Roger Clarke, agriculture minister, said the move only serves to deepen the worries of the local agriculture sector, plunging it into further uncertainty.

“It is not good news for us as far as our banana export industry is concerned,” Clarke told Jamaica’s Sunday Observer.

He said the country had been pinning its hopes on a tariff regime that would ensure survival.

The WTO ruled, last week, that the EU’s planned overhaul of its import rules would not maintain market access for Latin American producers - the second such ruling in three months.

The EU was pushing for a tariff of €187 per tonne imported from Latin America, with a duty-free quota of 775,000t of bananas from ACP regions.

Jamaican producers are now calling on the EU to find a solution “as a matter of urgency”.

The WTO ruling has been criticised by Marshall Hall, chair of the Caribbean Banana Exporters Association.
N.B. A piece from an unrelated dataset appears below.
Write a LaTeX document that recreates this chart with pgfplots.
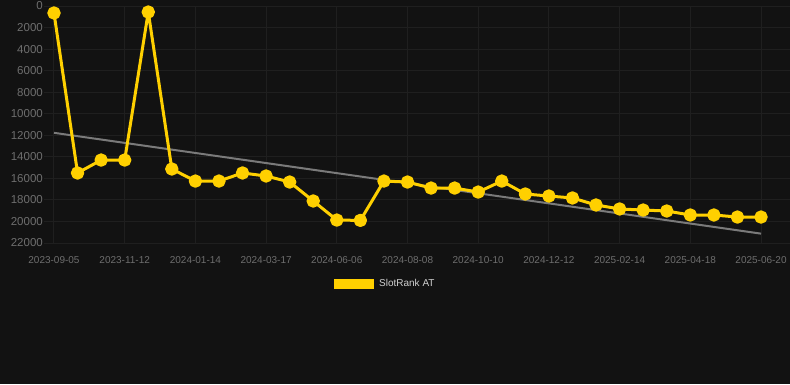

He told the Observer that the decision “is a monumental disaster for the African, Caribbean and Pacific banana-supplying countries”.

Dominica 's foreign affairs minister Charles Savarin was reported as saying the decision raises concerns as "to whether small countries can continue to compete and trade".

He added: "It seems we have no place in the multilateral trading system, which is confining and consigning small, vulnerable developing countries to the dustbin, forcing them to be dependent on alms and handouts, rather than embracing them and enabling them to forge their own path to development.”